As founder of the world’s largest bitcoin (BTC) treasury company, Strategy (formerly MicroStrategy), many people were hoping Michael Saylor would have taken a position of leadership in this year’s civil war between Bitcoin Core and Knots node operators.

Unfortunately, when an audience member at his Bitcoin Treasuries NYC Unconference yesterday asked him about the contentious change to OP_RETURN at the heart of the disagreement, he failed to provide any satisfactory answer.

Paul Sztorc called it a “bulls*** pro-ossification answer” that demonstrated “no actual knowledge of the issues.”

“One of the most word salad statements I have ever heard,” commented another.

Embroiled in disagreement for nearly a year over Bitcoin Core’s contentious accommodation for arbitrary data storage, Knots dissidents have been running software to protest Core’s change.

Unlike Core version 30 (v30), Knots software will retain a deterrent against most arbitrary datacarrier use of OP_RETURN, Bitcoin’s primary storage method for random media or computer files.

Bitcoin Core is the most popular software for node operators with over 3/4ths estimated dominance on various trackers.

Knots, unlike Core’s increase to 100,000 bytes with its v30 update in October, plans to retain OP_RETURN’s datacarrier limit below 90 bytes in their default mempool.

Read more: Bitcoin Core devs schedule OP_RETURN change for October

Seeking insight from the executive chairman of the world’s largest corporate treasury of BTC, an audience member asked him what he thought about Core’s proposed increase.

Michael Saylor comments on the OP_RETURN debate

Saylor avoided a clear response.

“I think protocol proposals, however well intentioned, can go horribly wrong,” he said.

“I think this debate we see right now over OP_RETURN limits, this is actually a second-order or maybe even a third-order change.

“It is not changing the amount of BTC, which of course is an atomic zero-order change. It’s not changing the block size, which is a first-order change. It’s somewhere in the second-and-a-half to third order.

“But the reaction of the community, which is to reject it, an inflammatory reaction, I thought was a healthy response. It’s healthy to be skeptical of a third-order change to the protocol, because it might become a second order change. And if it’s a first-order change, it puts everything at risk.”

Saylor went on to describe the danger of a very talented, well-funded, well-intentioned developer trying to do something “good” but not “great” for Bitcoin.

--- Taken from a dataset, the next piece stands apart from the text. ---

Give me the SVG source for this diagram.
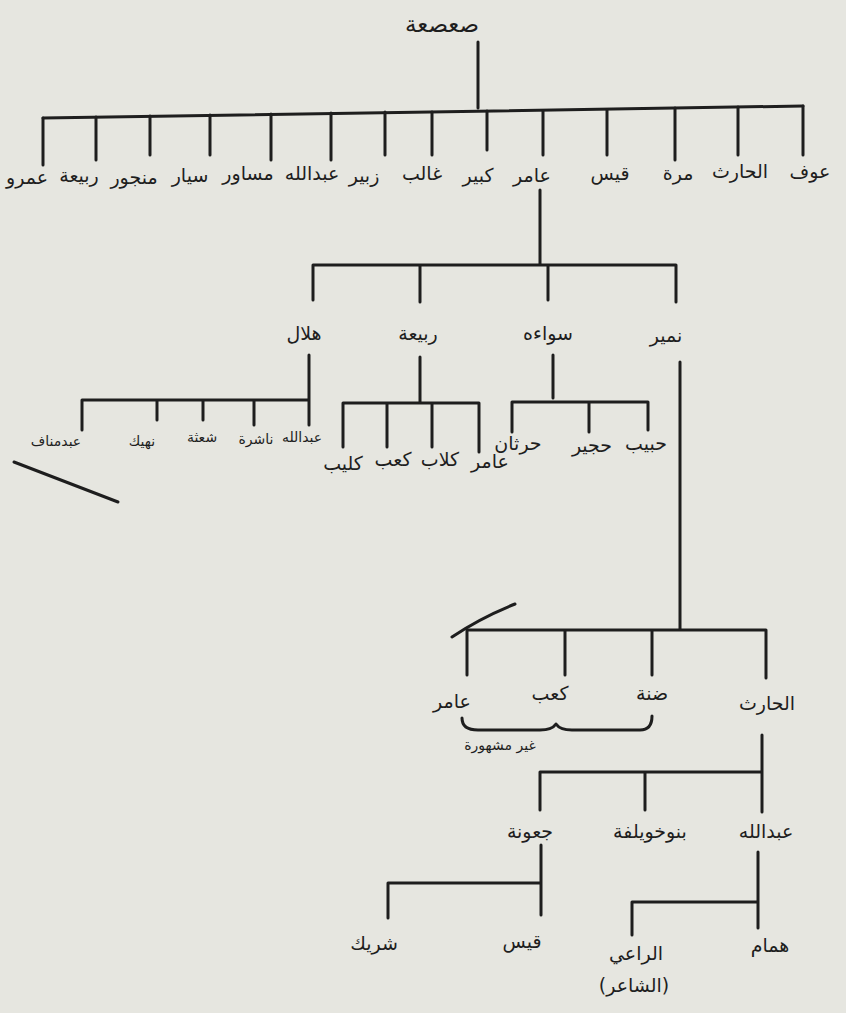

He highlighted the risk of unintended consequences or knock-on effects from an otherwise wholesome attempt to upgrade or modernize Bitcoin software.

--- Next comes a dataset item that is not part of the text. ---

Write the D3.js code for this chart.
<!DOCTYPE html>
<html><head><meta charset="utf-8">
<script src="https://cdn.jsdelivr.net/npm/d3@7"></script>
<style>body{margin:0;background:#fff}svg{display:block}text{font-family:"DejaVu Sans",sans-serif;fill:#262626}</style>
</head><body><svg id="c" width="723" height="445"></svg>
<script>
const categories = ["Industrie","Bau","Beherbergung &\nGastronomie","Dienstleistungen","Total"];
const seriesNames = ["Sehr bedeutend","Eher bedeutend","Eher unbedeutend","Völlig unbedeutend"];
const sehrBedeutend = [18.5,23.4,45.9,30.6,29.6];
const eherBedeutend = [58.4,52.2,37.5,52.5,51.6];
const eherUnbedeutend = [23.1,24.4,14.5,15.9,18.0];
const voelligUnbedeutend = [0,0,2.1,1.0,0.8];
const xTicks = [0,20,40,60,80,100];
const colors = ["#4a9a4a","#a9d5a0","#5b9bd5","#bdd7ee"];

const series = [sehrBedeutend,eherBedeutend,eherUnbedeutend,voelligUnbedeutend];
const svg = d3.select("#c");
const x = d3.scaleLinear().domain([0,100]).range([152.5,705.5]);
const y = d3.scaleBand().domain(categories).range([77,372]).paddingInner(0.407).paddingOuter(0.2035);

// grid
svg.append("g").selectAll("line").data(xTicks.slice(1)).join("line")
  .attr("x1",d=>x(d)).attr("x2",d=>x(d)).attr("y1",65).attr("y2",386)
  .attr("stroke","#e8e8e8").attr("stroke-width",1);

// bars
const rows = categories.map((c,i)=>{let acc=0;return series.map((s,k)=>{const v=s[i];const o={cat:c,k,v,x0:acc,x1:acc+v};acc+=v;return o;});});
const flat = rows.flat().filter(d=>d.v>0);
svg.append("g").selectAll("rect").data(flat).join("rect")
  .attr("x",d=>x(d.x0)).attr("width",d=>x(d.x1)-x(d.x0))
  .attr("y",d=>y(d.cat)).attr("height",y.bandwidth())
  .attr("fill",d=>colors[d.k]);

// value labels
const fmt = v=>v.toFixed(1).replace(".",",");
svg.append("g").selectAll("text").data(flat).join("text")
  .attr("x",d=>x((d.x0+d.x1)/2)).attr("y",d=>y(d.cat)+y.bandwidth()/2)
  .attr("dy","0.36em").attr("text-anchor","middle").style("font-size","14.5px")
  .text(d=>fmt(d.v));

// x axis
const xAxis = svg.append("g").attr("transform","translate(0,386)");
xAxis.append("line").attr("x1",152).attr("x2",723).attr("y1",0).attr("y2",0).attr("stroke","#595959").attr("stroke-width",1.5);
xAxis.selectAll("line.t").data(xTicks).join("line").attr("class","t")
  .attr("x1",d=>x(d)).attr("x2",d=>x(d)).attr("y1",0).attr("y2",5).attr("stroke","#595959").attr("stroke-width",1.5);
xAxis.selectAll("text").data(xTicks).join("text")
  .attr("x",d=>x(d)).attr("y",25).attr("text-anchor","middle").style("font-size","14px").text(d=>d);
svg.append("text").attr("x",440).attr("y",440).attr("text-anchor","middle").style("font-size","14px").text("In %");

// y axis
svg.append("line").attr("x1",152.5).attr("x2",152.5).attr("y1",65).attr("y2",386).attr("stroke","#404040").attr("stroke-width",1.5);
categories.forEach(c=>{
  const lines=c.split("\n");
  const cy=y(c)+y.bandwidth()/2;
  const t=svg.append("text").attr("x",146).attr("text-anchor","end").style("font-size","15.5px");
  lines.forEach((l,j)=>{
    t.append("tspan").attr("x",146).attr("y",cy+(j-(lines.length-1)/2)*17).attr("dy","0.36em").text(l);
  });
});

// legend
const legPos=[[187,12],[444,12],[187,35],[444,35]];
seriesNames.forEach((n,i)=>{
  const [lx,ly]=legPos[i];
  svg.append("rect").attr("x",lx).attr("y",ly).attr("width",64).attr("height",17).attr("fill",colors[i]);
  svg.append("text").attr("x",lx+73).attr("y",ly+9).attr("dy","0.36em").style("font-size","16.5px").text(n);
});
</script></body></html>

Some people interpreted the response as pro-Knots or pro-ossification. Other people disagreed that the comments were pro-Knots.

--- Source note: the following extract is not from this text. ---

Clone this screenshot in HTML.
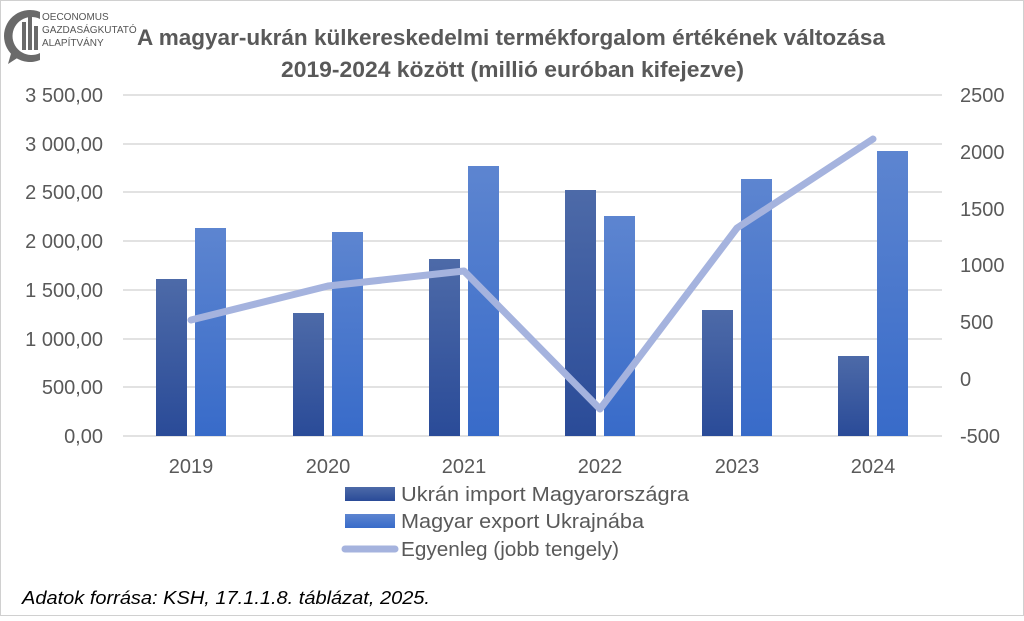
<!DOCTYPE html>
<html><head><meta charset="utf-8"><style>
body{margin:0;background:#fff}
svg text{font-family:"Liberation Sans",sans-serif}
</style></head><body>
<svg width="1024" height="616" viewBox="0 0 1024 616" xmlns="http://www.w3.org/2000/svg">
<defs>
<linearGradient id="gd" x1="0" y1="0" x2="0" y2="1"><stop offset="0" stop-color="#4d6aa8"/><stop offset="1" stop-color="#2a4b98"/></linearGradient>
<linearGradient id="gl" x1="0" y1="0" x2="0" y2="1"><stop offset="0" stop-color="#5d85d0"/><stop offset="1" stop-color="#386bc9"/></linearGradient>
</defs>
<rect x="0.5" y="0.5" width="1023" height="615" fill="#fff" stroke="#d0d0d0"/>
<g fill="#6a6a6a">
<path d="M40 12 A26 26 0 1 0 40 60 L40 53 A19 19 0 1 1 40 19 Z"/>
<path d="M12 50 L8 64 L22 55 Z"/>
<rect x="22" y="22" width="4" height="28"/><rect x="28" y="16" width="4" height="34"/><rect x="34" y="26" width="4" height="24"/>
</g>
<text x="42" y="20" font-size="10" fill="#555">OECONOMUS</text>
<text x="42" y="33" font-size="10" fill="#555">GAZDASÁGKUTATÓ</text>
<text x="42" y="46" font-size="10" fill="#555">ALAPÍTVÁNY</text>
<text x="137" y="45" font-size="22" font-weight="bold" fill="#595959" textLength="748" lengthAdjust="spacingAndGlyphs">A magyar-ukrán külkereskedelmi termékforgalom értékének változása</text>
<text x="281" y="77" font-size="22" font-weight="bold" fill="#595959" textLength="463" lengthAdjust="spacingAndGlyphs">2019-2024 között (millió euróban kifejezve)</text>
<g stroke="#d9d9d9" stroke-width="1.5">
<line x1="123" x2="942" y1="95" y2="95"/><line x1="123" x2="942" y1="144" y2="144"/><line x1="123" x2="942" y1="192" y2="192"/><line x1="123" x2="942" y1="241" y2="241"/><line x1="123" x2="942" y1="290" y2="290"/><line x1="123" x2="942" y1="339" y2="339"/><line x1="123" x2="942" y1="387" y2="387"/><line x1="123" x2="942" y1="436" y2="436"/>
</g>
<g font-size="20" fill="#595959" text-anchor="end">
<text x="103" y="102">3 500,00</text><text x="103" y="151">3 000,00</text><text x="103" y="199">2 500,00</text><text x="103" y="248">2 000,00</text><text x="103" y="297">1 500,00</text><text x="103" y="346">1 000,00</text><text x="103" y="394">500,00</text><text x="103" y="443">0,00</text>
</g>
<g font-size="20" fill="#595959">
<text x="960" y="102">2500</text><text x="960" y="159">2000</text><text x="960" y="216">1500</text><text x="960" y="272">1000</text><text x="960" y="329">500</text><text x="960" y="386">0</text><text x="960" y="443">-500</text>
</g>
<g font-size="20" fill="#595959" text-anchor="middle">
<text x="191" y="473">2019</text><text x="328" y="473">2020</text><text x="464" y="473">2021</text><text x="600" y="473">2022</text><text x="737" y="473">2023</text><text x="873" y="473">2024</text>
</g>
<g fill="url(#gd)">
<rect x="156" y="279" width="31" height="157"/><rect x="293" y="313" width="31" height="123"/><rect x="429" y="259" width="31" height="177"/><rect x="565" y="190" width="31" height="246"/><rect x="702" y="310" width="31" height="126"/><rect x="838" y="356" width="31" height="80"/>
</g>
<g fill="url(#gl)">
<rect x="195" y="228" width="31" height="208"/><rect x="332" y="232" width="31" height="204"/><rect x="468" y="166" width="31" height="270"/><rect x="604" y="216" width="31" height="220"/><rect x="741" y="179" width="31" height="257"/><rect x="877" y="151" width="31" height="285"/>
</g>
<polyline points="191,320 328,286 464,271 600,409 737,228 873,139" fill="none" stroke="#a5b3de" stroke-width="7" stroke-linecap="round" stroke-linejoin="round"/>
<rect x="345" y="487" width="50" height="14" fill="url(#gd)"/>
<rect x="345" y="514" width="50" height="14" fill="url(#gl)"/>
<line x1="345" x2="395" y1="549" y2="549" stroke="#a5b3de" stroke-width="7" stroke-linecap="round"/>
<g font-size="20" fill="#595959">
<text x="401" y="501" textLength="288" lengthAdjust="spacingAndGlyphs">Ukrán import Magyarországra</text>
<text x="401" y="528" textLength="243" lengthAdjust="spacingAndGlyphs">Magyar export Ukrajnába</text>
<text x="401" y="556" textLength="218" lengthAdjust="spacingAndGlyphs">Egyenleg (jobb tengely)</text>
</g>
<text x="22" y="604" font-size="18" font-style="italic" fill="#000" textLength="408" lengthAdjust="spacingAndGlyphs">Adatok forrása: KSH, 17.1.1.8. táblázat, 2025.</text>
</svg>
</body></html>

Overall, the response showed very little depth of understanding about the technical disagreements between these two software implementations.

Indeed, Saylor never mentioned the amount of data storage at stake, the effect of the change on the cost to run a node, the difference between mempool defaults and base layer consensus, or the multiple years of opposition from the Knots community against almost all forms of data storage unrelated to the on-chain movement of BTC.